▸ **Work to do**
Write the records below out in full, character for character, with no pictures.

▸ **Provided data**
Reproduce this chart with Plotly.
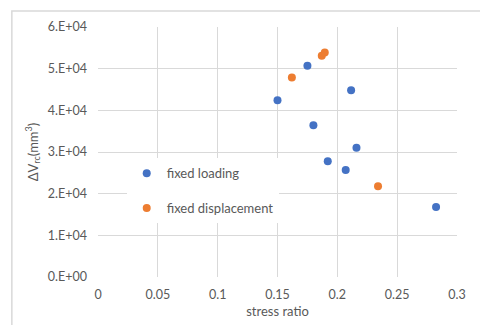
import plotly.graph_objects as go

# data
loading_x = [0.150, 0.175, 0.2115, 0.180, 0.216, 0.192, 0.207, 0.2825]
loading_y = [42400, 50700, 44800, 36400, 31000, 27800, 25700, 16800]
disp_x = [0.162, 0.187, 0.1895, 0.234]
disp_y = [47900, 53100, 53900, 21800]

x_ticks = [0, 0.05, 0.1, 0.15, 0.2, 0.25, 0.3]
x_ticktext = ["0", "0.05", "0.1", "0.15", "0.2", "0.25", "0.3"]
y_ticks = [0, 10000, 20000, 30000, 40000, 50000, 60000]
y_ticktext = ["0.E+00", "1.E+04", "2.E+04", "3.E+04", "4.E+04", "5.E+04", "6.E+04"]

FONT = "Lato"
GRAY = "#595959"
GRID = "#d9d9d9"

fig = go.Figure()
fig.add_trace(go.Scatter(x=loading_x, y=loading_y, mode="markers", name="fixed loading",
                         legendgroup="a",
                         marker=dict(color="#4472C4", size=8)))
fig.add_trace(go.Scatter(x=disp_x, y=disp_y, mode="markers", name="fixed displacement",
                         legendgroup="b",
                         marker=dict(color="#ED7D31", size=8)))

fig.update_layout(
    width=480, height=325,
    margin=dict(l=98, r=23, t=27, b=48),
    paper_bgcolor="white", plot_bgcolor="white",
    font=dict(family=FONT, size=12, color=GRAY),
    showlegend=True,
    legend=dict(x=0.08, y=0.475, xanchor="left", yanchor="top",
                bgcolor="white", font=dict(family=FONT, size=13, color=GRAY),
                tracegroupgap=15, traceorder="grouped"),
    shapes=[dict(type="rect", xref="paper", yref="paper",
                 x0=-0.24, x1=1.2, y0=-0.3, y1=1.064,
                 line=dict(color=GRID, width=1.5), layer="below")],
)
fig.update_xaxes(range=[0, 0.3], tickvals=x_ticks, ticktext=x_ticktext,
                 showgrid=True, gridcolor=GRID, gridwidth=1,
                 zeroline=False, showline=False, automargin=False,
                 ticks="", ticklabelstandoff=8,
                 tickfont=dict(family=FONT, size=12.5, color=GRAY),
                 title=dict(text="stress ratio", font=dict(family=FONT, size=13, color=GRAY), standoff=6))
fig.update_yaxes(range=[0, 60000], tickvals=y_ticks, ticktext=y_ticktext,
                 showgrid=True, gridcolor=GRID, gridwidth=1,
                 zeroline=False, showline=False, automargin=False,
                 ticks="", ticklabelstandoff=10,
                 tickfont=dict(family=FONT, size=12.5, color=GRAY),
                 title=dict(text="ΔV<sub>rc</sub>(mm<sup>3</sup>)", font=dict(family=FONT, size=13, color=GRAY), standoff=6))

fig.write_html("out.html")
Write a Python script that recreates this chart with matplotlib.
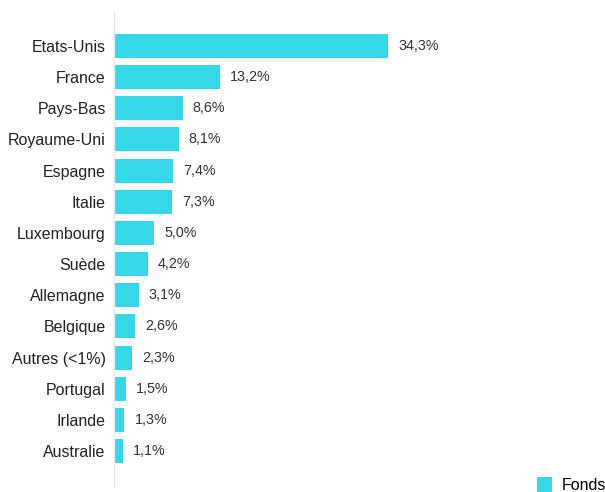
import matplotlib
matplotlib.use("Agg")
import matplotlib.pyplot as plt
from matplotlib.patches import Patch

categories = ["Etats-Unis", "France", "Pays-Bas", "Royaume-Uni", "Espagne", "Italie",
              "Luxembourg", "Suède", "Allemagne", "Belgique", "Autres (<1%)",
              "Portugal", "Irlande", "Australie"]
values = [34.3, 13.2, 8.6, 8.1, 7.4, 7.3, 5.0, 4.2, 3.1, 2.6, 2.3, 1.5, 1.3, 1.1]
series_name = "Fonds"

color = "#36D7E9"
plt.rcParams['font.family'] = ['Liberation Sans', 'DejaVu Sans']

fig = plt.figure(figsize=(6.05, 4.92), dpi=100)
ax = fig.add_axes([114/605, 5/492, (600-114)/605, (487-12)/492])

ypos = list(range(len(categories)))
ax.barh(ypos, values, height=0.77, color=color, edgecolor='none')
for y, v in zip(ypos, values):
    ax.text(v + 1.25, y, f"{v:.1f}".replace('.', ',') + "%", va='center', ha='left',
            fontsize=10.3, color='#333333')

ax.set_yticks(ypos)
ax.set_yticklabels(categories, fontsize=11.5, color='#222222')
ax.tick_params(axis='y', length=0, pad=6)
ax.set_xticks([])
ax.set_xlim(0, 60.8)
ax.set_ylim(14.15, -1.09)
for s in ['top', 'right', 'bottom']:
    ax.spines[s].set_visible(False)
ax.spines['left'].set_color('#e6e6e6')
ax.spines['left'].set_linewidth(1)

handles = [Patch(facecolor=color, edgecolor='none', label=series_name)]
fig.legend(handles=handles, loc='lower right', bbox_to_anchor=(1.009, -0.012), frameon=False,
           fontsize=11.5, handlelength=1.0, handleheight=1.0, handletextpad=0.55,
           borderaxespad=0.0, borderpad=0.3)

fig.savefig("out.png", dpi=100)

▸ **Result**
Reproduce this chart with Plotly.
import plotly.graph_objects as go

# data
loading_x = [0.150, 0.175, 0.2115, 0.180, 0.216, 0.192, 0.207, 0.2825]
loading_y = [42400, 50700, 44800, 36400, 31000, 27800, 25700, 16800]
disp_x = [0.162, 0.187, 0.1895, 0.234]
disp_y = [47900, 53100, 53900, 21800]

x_ticks = [0, 0.05, 0.1, 0.15, 0.2, 0.25, 0.3]
x_ticktext = ["0", "0.05", "0.1", "0.15", "0.2", "0.25", "0.3"]
y_ticks = [0, 10000, 20000, 30000, 40000, 50000, 60000]
y_ticktext = ["0.E+00", "1.E+04", "2.E+04", "3.E+04", "4.E+04", "5.E+04", "6.E+04"]

FONT = "Lato"
GRAY = "#595959"
GRID = "#d9d9d9"

fig = go.Figure()
fig.add_trace(go.Scatter(x=loading_x, y=loading_y, mode="markers", name="fixed loading",
                         legendgroup="a",
                         marker=dict(color="#4472C4", size=8)))
fig.add_trace(go.Scatter(x=disp_x, y=disp_y, mode="markers", name="fixed displacement",
                         legendgroup="b",
                         marker=dict(color="#ED7D31", size=8)))

fig.update_layout(
    width=480, height=325,
    margin=dict(l=98, r=23, t=27, b=48),
    paper_bgcolor="white", plot_bgcolor="white",
    font=dict(family=FONT, size=12, color=GRAY),
    showlegend=True,
    legend=dict(x=0.08, y=0.475, xanchor="left", yanchor="top",
                bgcolor="white", font=dict(family=FONT, size=13, color=GRAY),
                tracegroupgap=15, traceorder="grouped"),
    shapes=[dict(type="rect", xref="paper", yref="paper",
                 x0=-0.24, x1=1.2, y0=-0.3, y1=1.064,
                 line=dict(color=GRID, width=1.5), layer="below")],
)
fig.update_xaxes(range=[0, 0.3], tickvals=x_ticks, ticktext=x_ticktext,
                 showgrid=True, gridcolor=GRID, gridwidth=1,
                 zeroline=False, showline=False, automargin=False,
                 ticks="", ticklabelstandoff=8,
                 tickfont=dict(family=FONT, size=12.5, color=GRAY),
                 title=dict(text="stress ratio", font=dict(family=FONT, size=13, color=GRAY), standoff=6))
fig.update_yaxes(range=[0, 60000], tickvals=y_ticks, ticktext=y_ticktext,
                 showgrid=True, gridcolor=GRID, gridwidth=1,
                 zeroline=False, showline=False, automargin=False,
                 ticks="", ticklabelstandoff=10,
                 tickfont=dict(family=FONT, size=12.5, color=GRAY),
                 title=dict(text="ΔV<sub>rc</sub>(mm<sup>3</sup>)", font=dict(family=FONT, size=13, color=GRAY), standoff=6))

fig.write_html("out.html")
Write a Python script that recreates this chart with matplotlib.
import matplotlib
matplotlib.use("Agg")
import matplotlib.pyplot as plt
from matplotlib.patches import Patch

categories = ["Etats-Unis", "France", "Pays-Bas", "Royaume-Uni", "Espagne", "Italie",
              "Luxembourg", "Suède", "Allemagne", "Belgique", "Autres (<1%)",
              "Portugal", "Irlande", "Australie"]
values = [34.3, 13.2, 8.6, 8.1, 7.4, 7.3, 5.0, 4.2, 3.1, 2.6, 2.3, 1.5, 1.3, 1.1]
series_name = "Fonds"

color = "#36D7E9"
plt.rcParams['font.family'] = ['Liberation Sans', 'DejaVu Sans']

fig = plt.figure(figsize=(6.05, 4.92), dpi=100)
ax = fig.add_axes([114/605, 5/492, (600-114)/605, (487-12)/492])

ypos = list(range(len(categories)))
ax.barh(ypos, values, height=0.77, color=color, edgecolor='none')
for y, v in zip(ypos, values):
    ax.text(v + 1.25, y, f"{v:.1f}".replace('.', ',') + "%", va='center', ha='left',
            fontsize=10.3, color='#333333')

ax.set_yticks(ypos)
ax.set_yticklabels(categories, fontsize=11.5, color='#222222')
ax.tick_params(axis='y', length=0, pad=6)
ax.set_xticks([])
ax.set_xlim(0, 60.8)
ax.set_ylim(14.15, -1.09)
for s in ['top', 'right', 'bottom']:
    ax.spines[s].set_visible(False)
ax.spines['left'].set_color('#e6e6e6')
ax.spines['left'].set_linewidth(1)

handles = [Patch(facecolor=color, edgecolor='none', label=series_name)]
fig.legend(handles=handles, loc='lower right', bbox_to_anchor=(1.009, -0.012), frameon=False,
           fontsize=11.5, handlelength=1.0, handleheight=1.0, handletextpad=0.55,
           borderaxespad=0.0, borderpad=0.3)

fig.savefig("out.png", dpi=100)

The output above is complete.